I'm enjoying this chapter more. Less repetition so far, and more interesting examples. Learned some stuff I didn't know about brains. Due to current context, I keep abstracting everything he's writing about organisms protecting themselves, in order to replicate, to apply it to the arts. He talks about organisms needing a way to distinguish friend from foe, to avoid or embrace; I immediately apply this to literary awards groups, and the tactics they ought to take to survive. :P (namely: not creating environments in which writers wither. Ho-hum) This is a fun chapter to read when viewing humans as nodes in a network, as neurons are, and viewing human behaviors as contributing to (or detracting from) a civilizational immune system. His description of how always-on consciousness formed to provide organisms with better information, to aid their survival, sounds very much like the way feminist groups formed in response to an existential threat. There was no 'HQ' tying strands of info together... until it was needed. Then more organized hubs sprung up. And now this dan uses them as a source of info, even in cases where their initial purpose seems less pressing, because they have been more reliable sources of info about the world than various sources that preceded them. In this way, the collective acquires more complex consciousness (and arguably gets smarter :P).

He describes brains as anticipation-machines, viewing+analyzing their environment and predicting the future, to aid survival. He mentions that you can roughly split brains into two systems; dorsal and ventral; dorsal handles the background processes (he analogizes them to collision-detection) that stop you falling off cliffs and things in real time; ventral handles slower info-gathering and analysis. This makes me picture a continuum, 'open to experience' vs 'treating every new thing as danger', where there's a sweet spot where you learn but don't get eaten. Presumably the more you're willing to investigate and ignore the output of a dorsal system, the more a ventral system gets to do-- unless you fall off a cliff. Made me think about the specific dangers faced by overthinkers who neglect the background processes that keep them alive. :P (and vice versa; being too alert to danger can restrict a system's input and restrict how much it can learn).

He describes complex conscious systems as having evolved from less complex ones, and outlines two strategies for survival: recognize an attack and hide (eg: clam clamping down shell), or predict it in advance and evade it. Claims latter approach evolved in beings that started with the former. Again, much you can enjoy analogizing and drawing conclusions from. With previous chapters, I felt like I was just condensing them when writing notes here; this time, I'm missing a lot of the good stuff, and it's worth reading in full. Haven't finished the chapter, yet.

Also enjoyed this:

"The juvenile sea squirt wanders through the sea searching for a suitable rock or hunk of coral to cling to and make its home for life.
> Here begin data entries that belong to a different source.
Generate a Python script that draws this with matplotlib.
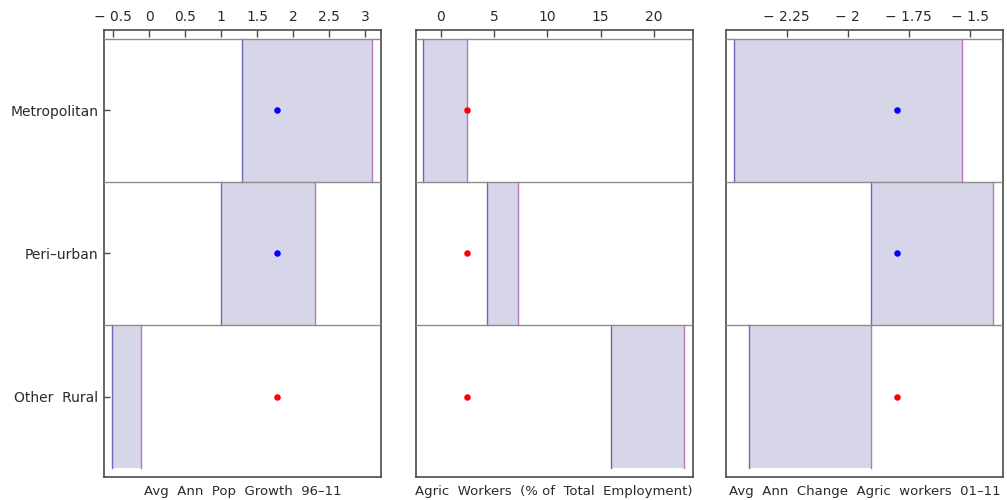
import matplotlib
matplotlib.use("Agg")
import matplotlib.pyplot as plt
from matplotlib.ticker import FuncFormatter

# rows, top to bottom
categories = ["Metropolitan", "Peri\u2013urban", "Other  Rural"]

# panel titles (drawn under each frame)
titles = ["Avg  Ann  Pop  Growth  96\u201311",
          "Agric  Workers  (% of  Total  Employment)",
          "Avg  Ann  Change  Agric  workers  01\u201311"]

# interval per row: low / high
pop_lo = [1.29, 0.99, -0.52]
pop_hi = [3.09, 2.30, -0.11]
agr_lo = [-1.64, 4.34, 16.0]
agr_hi = [2.50, 7.26, 22.8]
chg_lo = [-2.465, -1.904, -2.406]
chg_hi = [-1.531, -1.403, -1.904]

# marker value and colour per row
pop_dot = [1.77, 1.77, 1.77]
agr_dot = [2.5, 2.5, 2.5]
chg_dot = [-1.80, -1.80, -1.80]
pop_col = ["blue", "blue", "red"]
agr_col = ["red", "red", "red"]
chg_col = ["blue", "blue", "red"]

# axis ranges and tick values
pop_lim = (-0.63, 3.22)
agr_lim = (-2.35, 23.6)
chg_lim = (-2.499, -1.364)
pop_ticks = [-0.5, 0, 0.5, 1, 1.5, 2, 2.5, 3]
agr_ticks = [0, 5, 10, 15, 20]
chg_ticks = [-2.25, -2, -1.75, -1.5]

panels = [
    (pop_lo, pop_hi, pop_dot, pop_col, pop_lim, pop_ticks),
    (agr_lo, agr_hi, agr_dot, agr_col, agr_lim, agr_ticks),
    (chg_lo, chg_hi, chg_dot, chg_col, chg_lim, chg_ticks),
]

FILL = "#d6d6e8"
EDGE_L = "#6a6ab4"
EDGE_R = "#b878b8"
GRID = "#8c8c8c"
FRAME = "#4a4a4a"
TXT = "#2a2a2a"


def fmt(v, pos):
    s = ("%g" % abs(v))
    return ("\u2212 " + s) if v < 0 else s


fig = plt.figure(figsize=(10.07, 5.0), dpi=100)
lefts = [104 / 1007, 415.5 / 1007, 726 / 1007]
w = 277 / 1007
bottom, height = 23 / 500, 447 / 500
pad = 9 / 429 * 3

for i, (lo, hi, dot, col, lim, ticks) in enumerate(panels):
    ax = fig.add_axes([lefts[i], bottom, w, height])
    n = len(categories)
    for r in range(n):
        y0 = n - 1 - r
        ax.fill_between([lo[r], hi[r]], y0, y0 + 1, color=FILL, lw=0, zorder=1)
        ax.plot([lo[r], lo[r]], [y0, y0 + 1], color=EDGE_L, lw=1, zorder=2)
        ax.plot([hi[r], hi[r]], [y0, y0 + 1], color=EDGE_R, lw=1, zorder=2)
        ax.scatter([dot[r]], [y0 + 0.5], s=22, color=col[r], lw=0, zorder=4)
    for yb in [1, 2, 3]:
        ax.axhline(yb, color=GRID, lw=1, zorder=3)

    ax.set_xlim(*lim)
    ax.set_ylim(-pad, n + pad)
    ax.xaxis.tick_top()
    ax.set_xticks(ticks)
    ax.xaxis.set_major_formatter(FuncFormatter(fmt))
    ax.tick_params(axis="x", direction="in", length=5, width=1, color=FRAME,
                   labelsize=10, labelcolor=TXT, pad=4)
    if i == 0:
        ax.set_yticks([n - 0.5 - r for r in range(n)])
        ax.set_yticklabels(categories)
        ax.tick_params(axis="y", direction="in", length=4, width=1, color=FRAME,
                       labelsize=10, labelcolor=TXT, pad=4)
    else:
        ax.set_yticks([])
    for sp in ax.spines.values():
        sp.set_color(FRAME)
        sp.set_linewidth(1.2)
    ax.set_xlabel(titles[i], fontsize=9.5, color=TXT, labelpad=6)

fig.savefig("out.png", dpi=100)
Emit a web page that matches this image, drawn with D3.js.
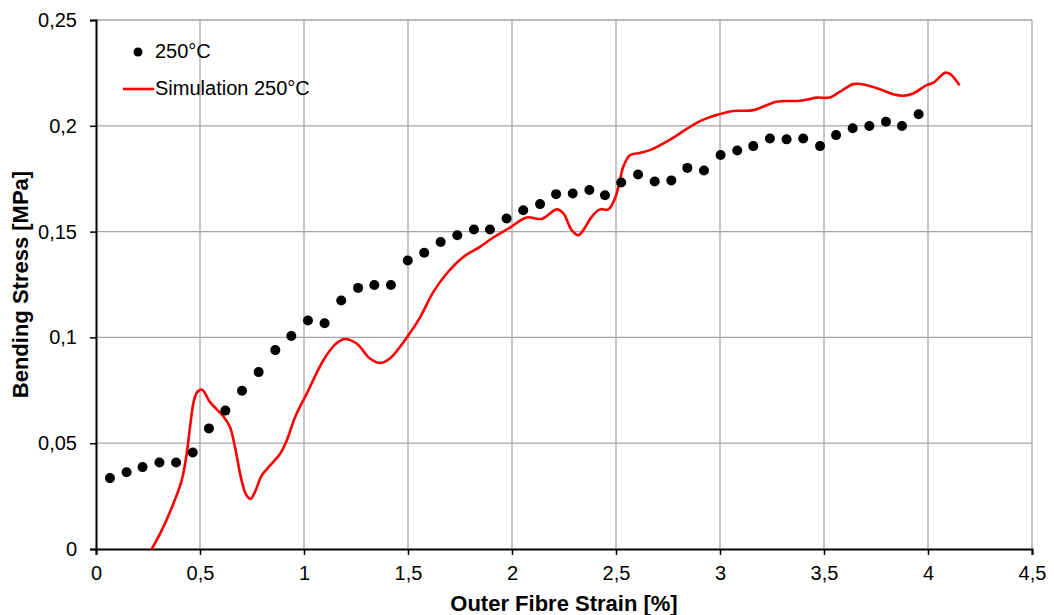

For this task, it has a rudimentary nervous system. When it finds its spot and takes root, it doesn't need its brain anymore, so it eats it! (It's rather like getting tenure.)"
Depth: 3

Re: Books - Consciousness Explained (Daniel C. Dennett)

Date: 2025-08-19 04:52 pm (UTC)
From: (Anonymous)
(He also claims that you need to recognize 'self' from 'other' in order to survive. I'm not sure this follows; you need to be able to recognize 'friend' from 'enemy', but I'm not sure you *need* a self/other distinction for that, or if it's just contingent. Hell, I'm not sure if it's even contingent.)
Depth: 4

Re: Books - Consciousness Explained (Daniel C. Dennett)

Date: 2025-08-19 04:55 pm (UTC)
From: (Anonymous)
He claims animals are sensitive to vertical symmetry, because back in the day, most things with vertical symmetry were other animals, and it was useful to know if one was looking at you; it might want to eat you, or you might want to eat it, or you might want to shack up. I need to look into whether this applies to horizontal symmetry; since he mentioned vertical, specifically, I assume not, but then if we were all in the sea at some point, you'd think both would be useful, otherwise a predator could just evade detection by rotating a bit.